(Dataset section):
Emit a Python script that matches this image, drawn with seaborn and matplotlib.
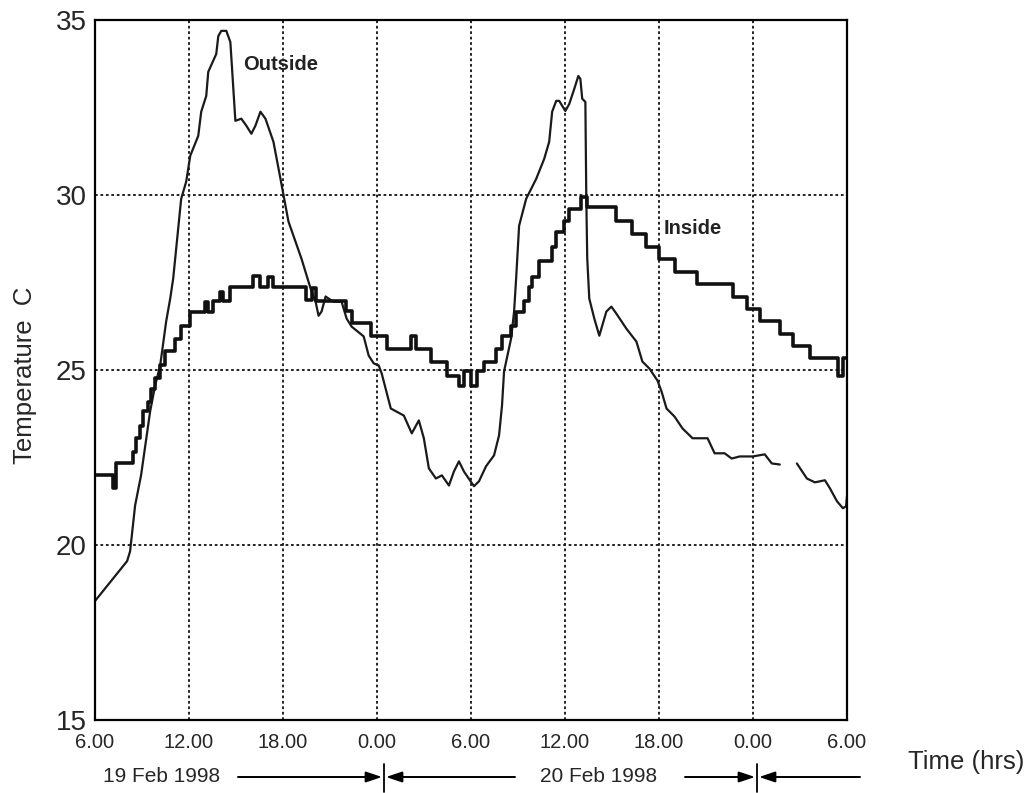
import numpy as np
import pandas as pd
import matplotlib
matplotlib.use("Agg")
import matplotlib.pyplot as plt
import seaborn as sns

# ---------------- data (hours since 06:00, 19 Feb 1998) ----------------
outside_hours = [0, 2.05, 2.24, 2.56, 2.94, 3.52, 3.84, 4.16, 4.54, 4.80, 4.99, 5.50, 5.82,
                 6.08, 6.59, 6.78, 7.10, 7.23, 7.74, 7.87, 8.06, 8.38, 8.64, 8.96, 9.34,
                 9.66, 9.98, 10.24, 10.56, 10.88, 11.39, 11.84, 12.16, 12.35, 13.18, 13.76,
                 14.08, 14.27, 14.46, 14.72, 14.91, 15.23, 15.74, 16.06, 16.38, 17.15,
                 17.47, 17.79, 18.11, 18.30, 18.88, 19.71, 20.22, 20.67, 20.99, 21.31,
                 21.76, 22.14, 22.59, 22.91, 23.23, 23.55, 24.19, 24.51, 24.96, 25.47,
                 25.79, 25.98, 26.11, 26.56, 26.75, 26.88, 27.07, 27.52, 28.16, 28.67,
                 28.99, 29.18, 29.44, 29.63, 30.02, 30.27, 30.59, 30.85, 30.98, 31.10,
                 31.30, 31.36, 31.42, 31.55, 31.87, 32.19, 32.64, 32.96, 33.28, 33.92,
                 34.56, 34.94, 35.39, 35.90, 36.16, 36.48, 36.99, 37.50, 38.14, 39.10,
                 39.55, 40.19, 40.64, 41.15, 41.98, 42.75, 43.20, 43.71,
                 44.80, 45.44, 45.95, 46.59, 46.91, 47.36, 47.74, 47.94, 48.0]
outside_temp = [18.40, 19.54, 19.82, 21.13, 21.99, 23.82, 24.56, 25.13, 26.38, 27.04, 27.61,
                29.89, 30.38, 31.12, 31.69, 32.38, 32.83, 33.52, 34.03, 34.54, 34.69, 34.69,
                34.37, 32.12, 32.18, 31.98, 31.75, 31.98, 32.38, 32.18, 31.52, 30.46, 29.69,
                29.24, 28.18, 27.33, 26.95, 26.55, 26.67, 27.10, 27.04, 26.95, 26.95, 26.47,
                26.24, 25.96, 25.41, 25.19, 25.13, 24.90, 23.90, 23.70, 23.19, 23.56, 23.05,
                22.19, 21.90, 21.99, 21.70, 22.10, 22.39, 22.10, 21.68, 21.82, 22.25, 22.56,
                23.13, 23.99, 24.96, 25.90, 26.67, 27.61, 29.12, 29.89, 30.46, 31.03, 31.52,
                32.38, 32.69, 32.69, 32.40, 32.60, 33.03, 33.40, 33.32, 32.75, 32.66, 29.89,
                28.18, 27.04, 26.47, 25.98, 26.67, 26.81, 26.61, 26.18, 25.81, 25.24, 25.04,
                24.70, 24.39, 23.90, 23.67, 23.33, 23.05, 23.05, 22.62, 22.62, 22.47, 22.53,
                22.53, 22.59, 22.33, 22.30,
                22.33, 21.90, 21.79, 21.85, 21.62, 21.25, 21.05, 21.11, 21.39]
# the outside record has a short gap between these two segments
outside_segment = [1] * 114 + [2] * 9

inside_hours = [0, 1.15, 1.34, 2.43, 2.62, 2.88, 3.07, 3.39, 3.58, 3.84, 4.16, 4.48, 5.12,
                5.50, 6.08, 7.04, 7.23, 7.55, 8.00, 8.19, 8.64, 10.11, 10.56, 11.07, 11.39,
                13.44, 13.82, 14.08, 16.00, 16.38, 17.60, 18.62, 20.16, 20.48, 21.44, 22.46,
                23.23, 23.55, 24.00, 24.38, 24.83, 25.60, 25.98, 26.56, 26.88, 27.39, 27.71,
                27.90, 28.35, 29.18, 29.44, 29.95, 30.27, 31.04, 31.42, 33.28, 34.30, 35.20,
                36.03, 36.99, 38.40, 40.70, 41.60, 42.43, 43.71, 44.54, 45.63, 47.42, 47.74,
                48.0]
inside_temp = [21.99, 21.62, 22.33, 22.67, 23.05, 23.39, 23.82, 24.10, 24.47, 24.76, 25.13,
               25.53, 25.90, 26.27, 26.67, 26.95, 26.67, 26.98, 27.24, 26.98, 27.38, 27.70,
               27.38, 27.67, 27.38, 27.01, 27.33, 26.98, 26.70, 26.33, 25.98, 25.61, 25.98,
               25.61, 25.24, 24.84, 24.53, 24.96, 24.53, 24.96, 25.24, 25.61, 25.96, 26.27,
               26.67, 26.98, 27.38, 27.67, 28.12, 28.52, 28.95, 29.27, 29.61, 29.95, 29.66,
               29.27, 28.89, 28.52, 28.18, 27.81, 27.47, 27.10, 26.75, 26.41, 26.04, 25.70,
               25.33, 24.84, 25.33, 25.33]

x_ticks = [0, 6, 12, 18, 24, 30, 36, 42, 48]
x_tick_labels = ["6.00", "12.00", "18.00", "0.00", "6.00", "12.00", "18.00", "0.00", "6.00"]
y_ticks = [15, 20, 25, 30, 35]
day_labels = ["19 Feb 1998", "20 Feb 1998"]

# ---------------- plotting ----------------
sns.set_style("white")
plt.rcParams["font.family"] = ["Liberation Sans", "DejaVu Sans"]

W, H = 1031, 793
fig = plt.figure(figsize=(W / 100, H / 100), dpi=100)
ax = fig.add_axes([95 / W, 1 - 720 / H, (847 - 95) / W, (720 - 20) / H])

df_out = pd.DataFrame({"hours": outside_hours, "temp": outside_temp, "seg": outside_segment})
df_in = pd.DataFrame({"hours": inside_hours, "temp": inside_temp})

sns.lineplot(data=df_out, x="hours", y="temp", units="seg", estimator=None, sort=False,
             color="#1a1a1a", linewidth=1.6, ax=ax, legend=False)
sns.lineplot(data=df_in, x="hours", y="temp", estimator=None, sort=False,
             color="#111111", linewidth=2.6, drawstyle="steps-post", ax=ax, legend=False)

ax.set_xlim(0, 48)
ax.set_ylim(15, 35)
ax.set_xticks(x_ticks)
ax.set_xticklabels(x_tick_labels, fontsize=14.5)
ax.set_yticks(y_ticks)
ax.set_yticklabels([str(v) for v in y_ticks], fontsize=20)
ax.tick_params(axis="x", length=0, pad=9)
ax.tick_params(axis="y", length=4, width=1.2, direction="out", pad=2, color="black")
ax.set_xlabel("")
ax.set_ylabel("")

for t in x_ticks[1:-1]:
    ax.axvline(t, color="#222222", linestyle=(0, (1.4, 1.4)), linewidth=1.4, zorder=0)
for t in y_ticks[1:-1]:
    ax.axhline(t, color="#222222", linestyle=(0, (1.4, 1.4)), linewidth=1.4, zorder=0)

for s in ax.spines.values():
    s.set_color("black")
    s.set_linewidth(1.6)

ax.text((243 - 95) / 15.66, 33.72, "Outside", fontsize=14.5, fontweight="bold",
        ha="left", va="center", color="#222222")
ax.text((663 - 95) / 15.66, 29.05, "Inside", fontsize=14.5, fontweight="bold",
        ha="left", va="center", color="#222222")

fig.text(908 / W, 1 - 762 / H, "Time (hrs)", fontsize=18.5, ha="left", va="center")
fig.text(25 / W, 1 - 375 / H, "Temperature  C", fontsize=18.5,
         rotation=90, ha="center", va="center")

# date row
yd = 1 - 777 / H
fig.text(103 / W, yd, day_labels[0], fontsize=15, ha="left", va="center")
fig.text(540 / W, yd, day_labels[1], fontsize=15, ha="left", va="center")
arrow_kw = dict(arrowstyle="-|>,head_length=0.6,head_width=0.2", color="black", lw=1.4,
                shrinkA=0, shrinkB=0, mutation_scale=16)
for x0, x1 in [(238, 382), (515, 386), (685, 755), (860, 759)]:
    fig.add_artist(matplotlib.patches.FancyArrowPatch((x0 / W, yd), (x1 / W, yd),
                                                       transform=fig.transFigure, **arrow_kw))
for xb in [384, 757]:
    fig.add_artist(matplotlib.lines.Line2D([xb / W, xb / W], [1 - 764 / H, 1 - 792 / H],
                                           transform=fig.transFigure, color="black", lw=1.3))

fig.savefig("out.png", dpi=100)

(Given instruction): Every line from the start of the listing above through the line with "import seaborn as sns" should be repeated exactly; skip the pictures and add nothing else.

(Exercise answer):
Emit a Python script that matches this image, drawn with seaborn and matplotlib.
import numpy as np
import pandas as pd
import matplotlib
matplotlib.use("Agg")
import matplotlib.pyplot as plt
import seaborn as sns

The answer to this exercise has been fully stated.